Reaching Visible Light Photocatalysts with Pt Nanoparticles Supported in TiO₂-CeO₂

Nanostructured catalysts of platinum (Pt) supported on commercial TiO₂, as well as TiO₂-CeO₂ (1, 5 and 10 wt% CeO₂), were synthesized through the Sol-Gel and impregnation method doped to 1 wt% of Platinum, in order to obtain a viable photocatalytic material able to oxidate organic pollutants under the visible light spectrum. The materials were characterized by different spectroscopy and surface techniques such as Specific surface area (BET), X-ray photoelectron spectroscopy (XPS), XRD, and TEM. The results showed an increase in the diameter of the pore as well as the superficial area of the supports as a function of the CeO₂ content. TEM images showed Pt nanoparticles ranking from 2–7 nm, a decrease in the particle size due to the increase of CeO₂. The XPS showed oxidized Pt²⁺ and reduced Pt⁰ species; also, the relative abundance of the elements Ce³⁺/Ce⁴⁻ and Ti⁴⁺ on the catalysts.
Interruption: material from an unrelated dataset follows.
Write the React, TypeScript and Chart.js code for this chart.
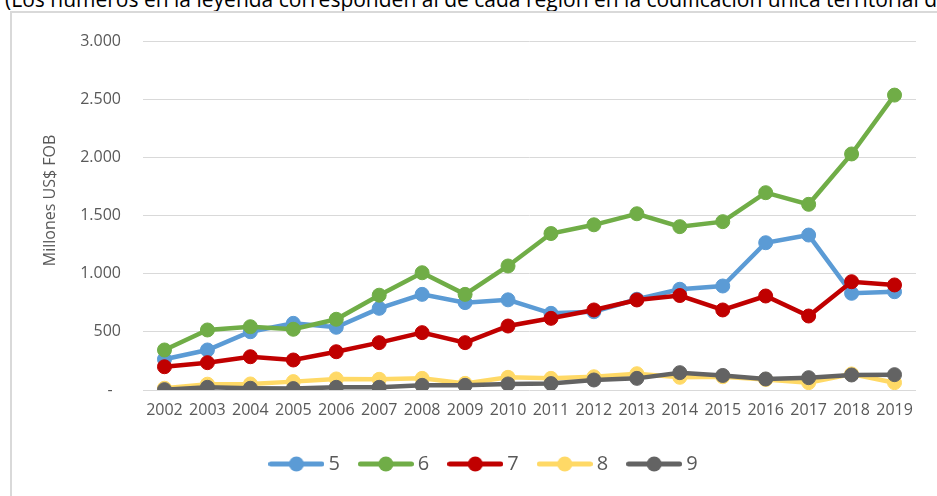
import React, { useEffect, useRef } from "react";
import { Chart, registerables } from "chart.js";

Chart.register(...registerables);

const categories = [
  "2002", "2003", "2004", "2005", "2006", "2007", "2008", "2009", "2010",
  "2011", "2012", "2013", "2014", "2015", "2016", "2017", "2018", "2019",
];

const seriesLabels = ["5", "6", "7", "8", "9"];

const region5 = [264, 344, 501, 573, 539, 702, 822, 751, 775, 659, 673, 780, 866, 894, 1266, 1332, 831, 845];
const region6 = [344, 516, 544, 522, 608, 815, 1008, 822, 1066, 1345, 1420, 1515, 1404, 1447, 1696, 1596, 2029, 2535];
const region7 = [200, 235, 286, 258, 329, 407, 493, 407, 550, 616, 688, 774, 812, 688, 808, 636, 931, 903];
const region8 = [15, 50, 52, 72, 95, 92, 100, 57, 109, 100, 114, 140, 109, 114, 90, 63, 138, 63];
const region9 = [3, 23, 15, 12, 23, 23, 40, 40, 52, 55, 86, 100, 149, 125, 95, 106, 129, 132];

const seriesColors = ["#5B9BD5", "#70AD47", "#C00000", "#FFD966", "#636363"];

const yTickLabels = ["-  ", "500", "1.000", "1.500", "2.000", "2.500", "3.000"];

const FONT = '"Open Sans", "Noto Sans", sans-serif';
const TEXT = "#595959";

function makeIcon(color: string): HTMLCanvasElement {
  const c = document.createElement("canvas");
  c.width = 56;
  c.height = 16;
  const ctx = c.getContext("2d")!;
  ctx.strokeStyle = color;
  ctx.lineWidth = 5;
  ctx.lineCap = "round";
  ctx.beginPath();
  ctx.moveTo(2.5, 8);
  ctx.lineTo(53.5, 8);
  ctx.stroke();
  ctx.fillStyle = color;
  ctx.beginPath();
  ctx.arc(28, 8, 7.5, 0, Math.PI * 2);
  ctx.fill();
  return c;
}

const yTitlePlugin = {
  id: "yTitleCustom",
  afterDraw(chart: any) {
    const ctx = chart.ctx;
    const area = chart.chartArea;
    ctx.save();
    ctx.translate(area.left - 93, area.top + area.height * 0.457);
    ctx.rotate(-Math.PI / 2);
    ctx.font = `16px ${FONT}`;
    ctx.fillStyle = TEXT;
    ctx.textAlign = "center";
    ctx.textBaseline = "middle";
    ctx.fillText("Millones US$ FOB", 0, 0);
    ctx.restore();
  },
};

export default function App() {
  const ref = useRef<HTMLCanvasElement | null>(null);

  useEffect(() => {
    if (!ref.current) return;
    const values = [region5, region6, region7, region8, region9];
    const icons = seriesColors.map(makeIcon);
    const chart = new Chart(ref.current, {
      type: "line",
      data: {
        labels: categories,
        datasets: values.map((v, i) => ({
          label: seriesLabels[i],
          data: v,
          borderColor: seriesColors[i],
          backgroundColor: seriesColors[i],
          pointBackgroundColor: seriesColors[i],
          pointBorderColor: seriesColors[i],
          borderWidth: 4.5,
          pointRadius: 7,
          pointBorderWidth: 1,
          pointHoverRadius: 7,
          tension: 0,
          fill: false,
          order: 5 - i,
        })),
      },
      options: {
        responsive: false,
        animation: false,
        devicePixelRatio: 1,
        layout: { padding: { left: 45, right: 55, top: 20, bottom: 12 } },
        scales: {
          x: {
            offset: true,
            grid: { display: false, drawTicks: false },
            border: { display: false },
            ticks: {
              color: TEXT,
              font: { family: FONT, size: 16 },
              padding: 11,
              maxRotation: 0,
              autoSkip: false,
            },
            afterFit(scale: any) {
              scale.height = 40;
            },
          },
          y: {
            min: 0,
            max: 3000,
            grid: {
              color: "#d9d9d9",
              lineWidth: 1,
              drawTicks: true,
              tickLength: 20,
              tickColor: "rgba(0,0,0,0)",
            },
            border: { display: false },
            ticks: {
              stepSize: 500,
              color: TEXT,
              font: { family: FONT, size: 16 },
              padding: 2,
              callback: (v: any) => yTickLabels[Math.round(Number(v) / 500)],
            },
            afterFit(scale: any) {
              scale.width = 87;
            },
          },
        },
        plugins: {
          tooltip: { enabled: false },
          legend: {
            position: "bottom",
            labels: {
              usePointStyle: true,
              pointStyleWidth: 44,
              boxHeight: 16,
              padding: 24,
              color: TEXT,
              font: { family: FONT, size: 20 },
              generateLabels: (c: any) =>
                c.data.datasets.map((ds: any, i: number) => ({
                  text: ds.label,
                  pointStyle: icons[i],
                  fillStyle: seriesColors[i],
                  strokeStyle: seriesColors[i],
                  lineWidth: 0,
                  fontColor: TEXT,
                  hidden: false,
                  datasetIndex: i,
                })),
            },
          },
        },
      },
      plugins: [yTitlePlugin],
    } as any);
    return () => chart.destroy();
  }, []);

  return (
    <div
      style={{
        position: "fixed",
        left: 0,
        top: 0,
        width: 937,
        height: 496,
        overflow: "hidden",
        background: "#ffffff",
      }}
    >
      <div
        style={{
          position: "absolute",
          left: 5,
          top: -11,
          whiteSpace: "nowrap",
          fontFamily: FONT,
          fontSize: 21,
          lineHeight: "21px",
          color: "#000000",
        }}
      >
        (Los números en la leyenda corresponden al de cada región en la codificación única territorial de Chile)
      </div>
      <div
        style={{
          position: "absolute",
          left: 10,
          top: 11,
          width: 1000,
          height: 600,
          border: "2px solid #d9d9d9",
          boxSizing: "border-box",
        }}
      />
      <div style={{ position: "absolute", left: 11, top: 21 }}>
        <canvas ref={ref} width={960} height={475} style={{ width: 960, height: 475, display: "block" }} />
      </div>
    </div>
  );
}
Additionally, a shift in the Eg band gap energy (3.02–2.82 eV) was observed by UV–vis, proving the facticity of applying these materials in a photocatalytic reaction using visible light. Finally, all the synthesized materials were tested on their photocatalytic oxidation activity on a herbicide used worldwide; 2,4-Dichlorophenoxyacetic acid, frequently use in the agriculture in the state of Jalisco. The kinetics activity of each material was measured during 6 h of reaction at UV–Vis 190–400 nm, reaching a removal efficiency of 98% of the initial concentration of the pollutant in 6 h, compared to 32% using unmodified TiO₂ in 6 h.